OK, maybe the title is a cliche.  But if you're in an isolated role (particularly in a people profession without the rigour of routine mentoring or supervision - a headteacher or HR specialist for instance) putting your own needs first can be a bit of a struggle.

Maybe you feel it's selfish to put your own needs before those of others, but doing so can enable you to be more effective.  Like being in a plane and putting on your own oxygen mask first so that you can help others get out of trouble.

Or you feel you can't justify the money.  Often people don't earmark resources (time and money in particular) to ensure they are in the best possible place.  Other things or other people come first.

It's worth considering what it's costing you - in terms of personal stress, relationships, exhaustion for example - NOT to invest in yourself, particularly if it's affecting your performance or your relationships at work or at home. 

This case study illustrates the point.  A Director of HR for a large public sector organisation was facing huge challenges:

  • a big task to change the way people were managed and developed to enhance the performance of the council
  • the need to change the HR function to enable it to implement the transformation the organisation was committed to making
  • a lot of resistance to the changes being made
  • on top of this, two of her direct reports had moved on, leaving gaps in the HR leadership team at the same time as the department's budget was being cut.

She was working long hours, felt overwhelmed, stuck, disempowered and unable to make a decision about how to fill the gaps in the team.  Recognising the critical role she and her team were playing in all these changes, she also felt exposed.

What did she do?  Initially she panicked.  She did not know what to do and so she did nothing.  Ideas whizzed around her head, she froze and could not make any decisions.  The trigger that finally prompted action was a comment from a valued HR colleague - "I don't care what you do, just please make a decision!" 

She finally acknowledged that she needed some support to clarify the way forward.  She decided to hire a business coach.  She remembered someone who had been recommended to her - someone with experience of leading an HR function, who could empathise, recognise these challenges and act as a sounding board.  The result?  She got back in touch with her own resources, developed clarity of thinking and made the decisions she needed to about the way forward.  The turnaround started to happen.

So what were the benefits of the coaching for her?

  • time and space
  • the opportunity to think aloud in a safe environment
  • questioning and challenge to understand the blockages and explore opportunities
  • testing out the 'right' solution before going live with it
  • decisions on appropriate action
  • support to implement the chosen decision.

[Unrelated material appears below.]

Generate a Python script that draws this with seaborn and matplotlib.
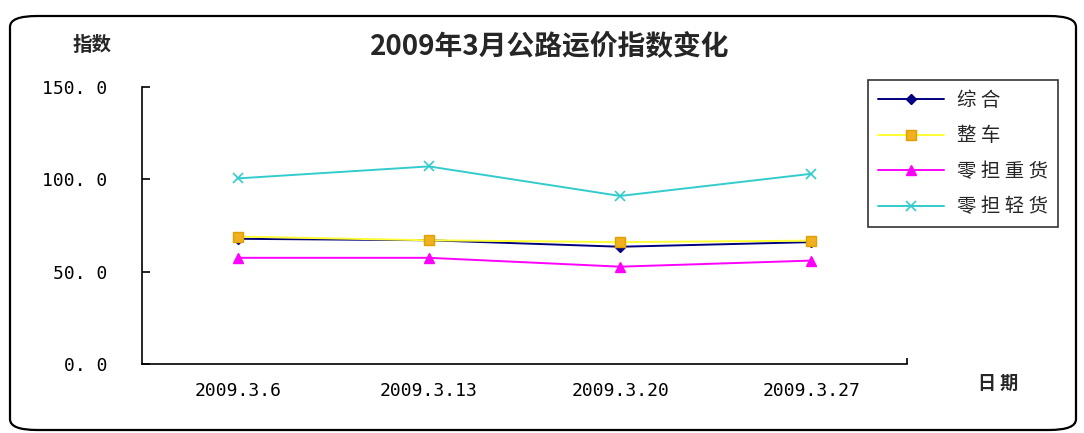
import matplotlib
matplotlib.use("Agg")
import matplotlib.pyplot as plt
import seaborn as sns
import pandas as pd
from matplotlib.patches import FancyBboxPatch
from matplotlib.lines import Line2D

dates = ["2009.3.6", "2009.3.13", "2009.3.20", "2009.3.27"]
series_names = ["综合", "整车", "零担重货", "零担轻货"]
zonghe = [67.8, 67.0, 63.5, 66.0]
zhengche = [69.0, 67.0, 66.0, 66.8]
zhonghuo = [57.5, 57.5, 52.7, 56.0]
qinghuo = [100.5, 107.0, 91.0, 103.0]
y_ticks = [0, 50, 100, 150]

values = [zonghe, zhengche, zhonghuo, qinghuo]
rows = []
for name, vals in zip(series_names, values):
    for i, (d, v) in enumerate(zip(dates, vals)):
        rows.append({"日期": d, "x": i, "系列": name, "指数": v})
df = pd.DataFrame(rows)

sns.set_theme(style="white")
plt.rcParams['font.family'] = ['Noto Sans CJK SC', 'DejaVu Sans']

fig = plt.figure(figsize=(10.84, 4.33), dpi=100)
fig.patch.set_facecolor("white")

frame = FancyBboxPatch((10 / 1084, 3 / 433), 1066 / 1084, 414 / 433,
                       boxstyle="round,pad=0,rounding_size=0.025",
                       transform=fig.transFigure, facecolor="none",
                       edgecolor="black", linewidth=1.6, zorder=-10)
fig.patches.append(frame)

ax = fig.add_axes([142 / 1084, 1 - 364 / 433, (907 - 142) / 1084, (364 - 87) / 433])
ax.set_facecolor("none")
ax.set_zorder(5)

styles = {
    "综合": dict(color="#000080", marker="D", markersize=5, mfc="#000080", mec="#000080", mew=1),
    "整车": dict(color="#FFFF33", marker="s", markersize=7, mfc="#F0B020", mec="#E0A000", mew=1),
    "零担重货": dict(color="#FF00FF", marker="^", markersize=7, mfc="#FF00FF", mec="#FF00FF", mew=1),
    "零担轻货": dict(color="#33CCCC", marker="x", markersize=7, mfc="#33CCCC", mec="#33CCCC", mew=1.2),
}
for name in series_names:
    st = styles[name]
    sns.lineplot(data=df[df["系列"] == name], x="x", y="指数", color=st["color"],
                 marker=st["marker"], markersize=st["markersize"],
                 markerfacecolor=st["mfc"], markeredgecolor=st["mec"],
                 markeredgewidth=st["mew"], linewidth=1.4, ax=ax, legend=False)

ax.set_xlim(-0.5, 3.5)
ax.set_ylim(0, 150)
ax.set_yticks(y_ticks)
ax.set_yticklabels([f"{v:.1f}".replace(".", ". ") for v in y_ticks],
                   fontsize=13, family=['DejaVu Sans Mono'])
ax.set_xticks(range(len(dates)))
ax.set_xticklabels(dates, fontsize=13, family=['DejaVu Sans Mono'])
ax.set_xticks([3.5], minor=True)
ax.tick_params(axis="x", which="major", length=0, pad=13, colors="black")
ax.tick_params(axis="x", which="minor", length=4, width=1.2, direction="in", bottom=True, color="black")
ax.tick_params(axis="y", length=6, width=1.2, direction="in", left=True, pad=25, colors="black")
ax.set_xlabel("")
ax.set_ylabel("")
for s in ["top", "right"]:
    ax.spines[s].set_visible(False)
for s in ["left", "bottom"]:
    ax.spines[s].set_color("black")
    ax.spines[s].set_linewidth(1.2)

fig.text(550 / 1084, 1 - 47 / 433, "2009年3月公路运价指数变化", ha="center", va="center",
         fontsize=20, fontweight="bold")
fig.text(92 / 1084, 1 - 45 / 433, "指数", ha="center", va="center", fontsize=14, fontweight="bold")
fig.text(998 / 1084, 1 - 383 / 433, "日 期", ha="center", va="center", fontsize=13, fontweight="bold")

handles = []
for name in series_names:
    st = styles[name]
    handles.append(Line2D([], [], color=st["color"], marker=st["marker"],
                          markersize=st["markersize"], markerfacecolor=st["mfc"],
                          markeredgecolor=st["mec"], markeredgewidth=st["mew"], linewidth=1.4))
leg = fig.legend(handles, [" ".join(n) for n in series_names], loc="upper left",
                 bbox_to_anchor=(868 / 1084, 1 - 80 / 433), fontsize=14,
                 frameon=True, fancybox=False, handlelength=3.4, labelspacing=0.75,
                 borderpad=0.5, handletextpad=0.7, borderaxespad=0)
leg.get_frame().set_edgecolor("black")
leg.get_frame().set_linewidth(1.2)

fig.savefig("out.png", dpi=100)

And who was this person?  Well, it was me.

 

Bringing in some support helped me to rise to the challenges I was facing and move on in a positive way.  I kep that support in place until I left the organisation some time later and because of that I was in a much better place to deliver what the organisation wanted from me.  That experience contributed to my decision to get some formal coach training - a decision that is one of the best work decisions I have ever made.